A: Mostly out of frustration over the way the word “religion” appears in the news cycle. I believe religion is a catastrophically unexamined word in our time. I was also motivated by sadness over the way folks regard so many of the rich communal resources -- the poetry, the ethical heft -- of all of the culture that falls under the umbrella of religion as somehow not relevant or to the side of their lives. This strikes me as a widespread, systemic cultural loss.
I’m also bothered whenever anyone uses the word “religious” as an adjective that applies to others but not themselves. This strikes me as a dodge and an evasion of our own bodies, our own context, and all the ways we deploy our energies in a given day.
Q: I hear a great deal from people who are sick to death of religion -- of Mormonism in particular -- and feeling judged.
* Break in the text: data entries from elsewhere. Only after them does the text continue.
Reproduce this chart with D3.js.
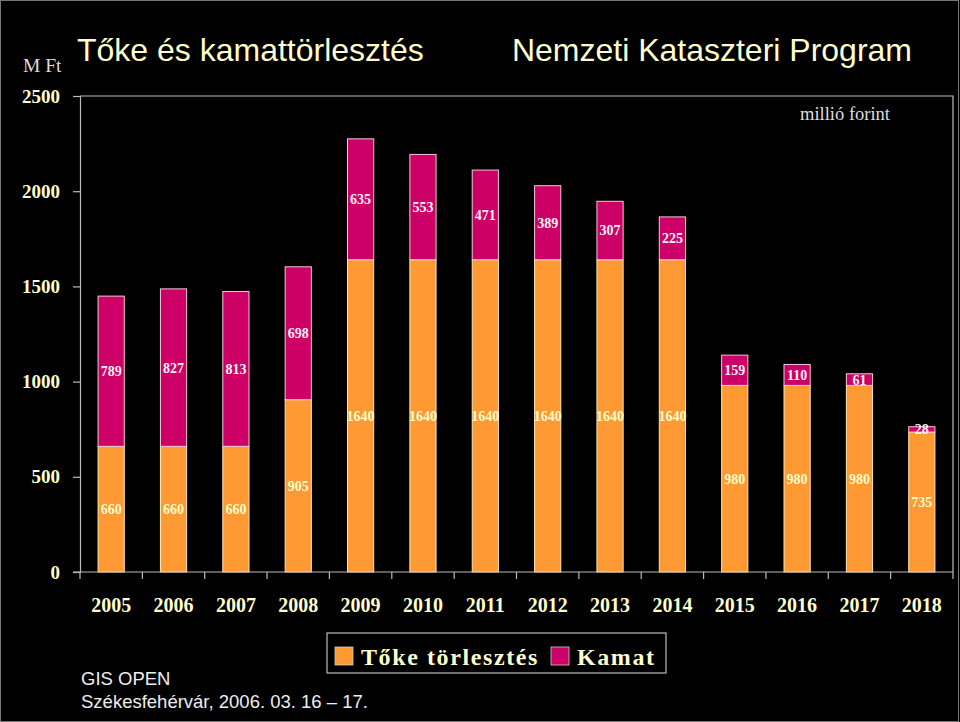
<!DOCTYPE html>
<html><head><meta charset="utf-8">
<script src="https://cdn.jsdelivr.net/npm/d3@7/dist/d3.min.js"></script>
<style>body{margin:0;background:#000}svg{display:block}</style>
</head><body><svg id="c" width="960" height="722"></svg>
<script>
const years = ["2005","2006","2007","2008","2009","2010","2011","2012","2013","2014","2015","2016","2017","2018"];
const toke  = [660,660,660,905,1640,1640,1640,1640,1640,1640,980,980,980,735];
const kamat = [789,827,813,698,635,553,471,389,307,225,159,110,61,28];
const yTicks = [0,500,1000,1500,2000,2500];
const seriesNames = ["Tőke törlesztés","Kamat"];
const colors = ["#FF9933","#CC0066"];
const cream = "#FFFFCC";

const svg = d3.select("#c");
svg.append("rect").attr("width",960).attr("height",722).attr("fill","#000");
svg.append("rect").attr("x",0.5).attr("y",0.5).attr("width",958).attr("height",721).attr("fill","none").attr("stroke","#777").attr("stroke-width",1);

const L=80,R=953,T=96,B=572;
const x = d3.scaleBand().domain(years).range([L,R]).paddingInner(0.58).paddingOuter(0.29);
const xb = d3.scaleBand().domain(years).range([L,R]);
const y = d3.scaleLinear().domain([0,2500]).range([B,T]);

// plot frame
svg.append("path").attr("d",`M${L},${T}H${R}V${B}`).attr("fill","none").attr("stroke","#BBBBBB").attr("stroke-width",1.2);

const data = years.map((yr,i)=>({yr, t:toke[i], k:kamat[i]}));
const g = svg.append("g");
g.selectAll("rect.t").data(data).join("rect").attr("class","t")
  .attr("x",d=>x(d.yr)).attr("width",x.bandwidth())
  .attr("y",d=>y(d.t)).attr("height",d=>y(0)-y(d.t))
  .attr("fill",colors[0]).attr("stroke","#FFE9B0").attr("stroke-width",1);
g.selectAll("rect.k").data(data).join("rect").attr("class","k")
  .attr("x",d=>x(d.yr)).attr("width",x.bandwidth())
  .attr("y",d=>y(d.t+d.k)).attr("height",d=>y(d.t)-y(d.t+d.k))
  .attr("fill",colors[1]).attr("stroke","#F0C8D8").attr("stroke-width",1);

const lab = svg.append("g").attr("font-family","'Liberation Serif','Times New Roman',serif").attr("font-weight","bold").attr("font-size",14).attr("text-anchor","middle");
lab.selectAll("text.t").data(data).join("text")
  .attr("x",d=>x(d.yr)+x.bandwidth()/2).attr("y",d=>(y(0)+y(d.t))/2).attr("dy","0.35em")
  .attr("fill",cream).text(d=>d.t);
lab.selectAll("text.k").data(data).join("text")
  .attr("x",d=>x(d.yr)+x.bandwidth()/2).attr("y",d=>(y(d.t)+y(d.t+d.k))/2).attr("dy","0.35em")
  .attr("fill","#FFF4F4").text(d=>d.k);

// y axis
const ya = svg.append("g").attr("transform",`translate(${L},0)`)
  .call(d3.axisLeft(y).tickValues(yTicks).tickFormat(d3.format("d")).tickSize(7).tickPadding(13));
ya.select(".domain").attr("stroke","#BBBBBB").attr("stroke-width",1.2);
ya.selectAll(".tick line").attr("stroke","#BBBBBB").attr("stroke-width",1.2);
ya.selectAll("text").attr("fill",cream).attr("font-family","'Liberation Serif','Times New Roman',serif")
  .attr("font-weight","bold").attr("font-size",19);

// x axis
const xa = svg.append("g").attr("transform",`translate(0,${B})`);
xa.append("line").attr("x1",L-7).attr("x2",R).attr("y1",0).attr("y2",0).attr("stroke","#BBBBBB").attr("stroke-width",1.2);
const bounds = years.map(yr=>xb(yr)).concat([R]);
xa.selectAll("line.tk").data(bounds).join("line").attr("class","tk")
  .attr("x1",d=>d).attr("x2",d=>d).attr("y1",0).attr("y2",7).attr("stroke","#BBBBBB").attr("stroke-width",1.2);
xa.selectAll("text").data(years).join("text")
  .attr("x",d=>xb(d)+xb.bandwidth()/2).attr("y",40).attr("text-anchor","middle")
  .attr("fill",cream).attr("font-family","'Liberation Serif','Times New Roman',serif")
  .attr("font-weight","bold").attr("font-size",20).text(d=>d);

// titles
svg.append("text").attr("x",77).attr("y",61).attr("fill",cream).attr("font-family","'Liberation Sans',Arial,sans-serif")
  .attr("font-size",32).text("Tőke és kamattörlesztés");
svg.append("text").attr("x",912).attr("y",61).attr("text-anchor","end").attr("fill",cream).attr("font-family","'Liberation Sans',Arial,sans-serif")
  .attr("font-size",32).text("Nemzeti Kataszteri Program");
svg.append("text").attr("x",23).attr("y",72).attr("fill","#DDDDDD").attr("font-family","'Liberation Serif','Times New Roman',serif")
  .attr("font-size",19.5).text("M Ft");
svg.append("text").attr("x",890).attr("y",120).attr("text-anchor","end").attr("fill","#DDDDDD").attr("font-family","'Liberation Serif','Times New Roman',serif")
  .attr("font-size",18.5).text("millió forint");

// legend
const lg = svg.append("g");
lg.append("rect").attr("x",327).attr("y",633).attr("width",339).attr("height",40).attr("fill","#000").attr("stroke","#BBBBBB").attr("stroke-width",1.2);
const lx = [335,551];
seriesNames.forEach((n,i)=>{
  lg.append("rect").attr("x",lx[i]).attr("y",647).attr("width",18).attr("height",18).attr("fill",colors[i]).attr("stroke","#CCCCCC").attr("stroke-width",0.8);
  lg.append("text").attr("x",lx[i]+26).attr("y",665).attr("fill",cream)
    .attr("font-family","'Liberation Serif','Times New Roman',serif").attr("font-weight","bold").attr("font-size",24)
    .attr("letter-spacing",1.6).text(n);
});

// footer
svg.append("text").attr("x",81).attr("y",685).attr("fill","#EEEEEE").attr("font-family","'Liberation Sans',Arial,sans-serif").attr("font-size",18.5).text("GIS OPEN");
svg.append("text").attr("x",81).attr("y",708).attr("fill","#EEEEEE").attr("font-family","'Liberation Sans',Arial,sans-serif").attr("font-size",18.5).text("Székesfehérvár, 2006. 03. 16 – 17.");
</script></body></html>
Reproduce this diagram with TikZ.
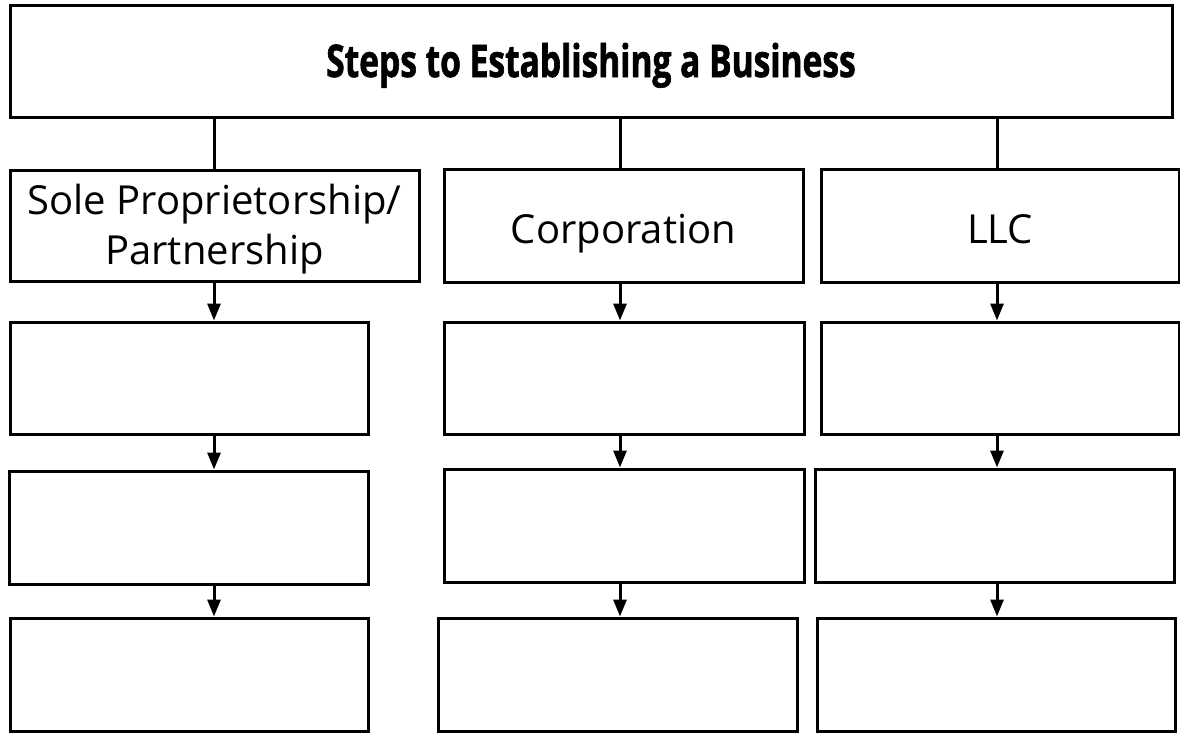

How would you respond?
A: I certainly understand and I have myself experienced the kind of religion that is a nightmare from which I hope to awaken and somehow recover. But to insist that that is the whole of religion, rather than noting that what I experienced was bad or dysfunctional religion, is to refuse the more nuanced and complex picture of my own life.
Q: What kind of nightmare?
A: In my own lonely reading of the Bible, and in my own trust in what particular people told me the Bible says, I was given some very bad ideas about what human beings are for and what nature is for and what God wants from people.
I was given the impression that the earth, to borrow a phrase from Robert Capon, was a disposable ladder to heaven. And that my enjoyment of food, the beauty of bodies, and my love of Star Wars, for instance, were all lesser things, lesser affections, that would all be burned away. And God, in this sense, was so spiritual that God in no way dwelt among the things of the earth.
Q: What would be an example?
A: In my tradition growing up, there was a lurking suspicion that if you missed Communion, what we called the Lord’s Supper, even one Sunday following your baptism, this might constitute a cosmic dealbreaker. I was baptized at 16. So when I was 17 I was working in a movie theater on a Sunday, and I felt a little guilty about that, but I wasn’t in an emotional crisis until I realized that it was a quarter to midnight and I was up against a deadline: I had not taken Communion.
So I asked someone to mind the concession stand as the folks who had been the 9:00 film were starting to come out, and I ran as fast as I could to a nearby grocery that was still open. I ran up and down the aisles looking for crackers and grape juice, purchased these items with the appearance of calm, and then stumbled into the parking lot and tried to assume the right frame of mind as I prayed and ate my crackers and drank my grape juice.
There is a way of telling that story that would involve me shaking a fist at God, my family and my church for having brainwashed me into such a mad fundamentalist, confused moment. While I feel estranged from that young person who held woefully deficient ideas about what God demanded, I don’t feel so estranged from that young person that I feel no kinship with him.
Largely by way of the very tradition to which I was trying to be faithful, I view that young person with good humor and compassion. And today, at 46, I hope that if I live to be 80, I will have similar pity on my 46-year-old self, who is doubtless possessed by strange ideas about the world and God from which I’m yet to be saved and disabused.
Q: What would you say to a burned-out 28-year-old who was raised in a conservative religion and now has no use for it?
A: Don’t blame Jesus or the Jewish prophets or the whole of any sacred tradition for the bad and limited reading of that tradition which hurt you. And note that in that busy little book club of people who read the Bible, there are those who advocate and champion the very politics -- a politics of righteousness -- that you perhaps found absent in your upbringing.
Q: Who should they read?
A: Two words: Richard. Rohr. Rohr plumbs more than one sacred tradition, and shows us, without abandoning the specificity of those traditions, that they are gifts of global, personal, political insight and intuition. There’s one called "Immortal Diamond."
And Jeanette Winterson’s "Why Be Happy When You Could Be Normal?" Winterson chronicles her own suffering, her own experience and physical and psychological abuse under a woefully dysfunctional and also imaginative reading of the Bible while also noting that as someone who was raised on the Bible, when you’re raised on the Bible, you don’t back down for anyone.
If I read her correctly, Winterson’s own survival, her own strength, her own thriving, comes from her deep soul grappling with Shakespeare, the Bible and any book she could get her hands on. And while she would not wish on anyone her own religious background, she has learned to consider people violently possessed by bad ideas with deep compassion and empathy.
It’s not being marketed as a “spiritual memoir” because it’s secular, but it’s just as good as it gets.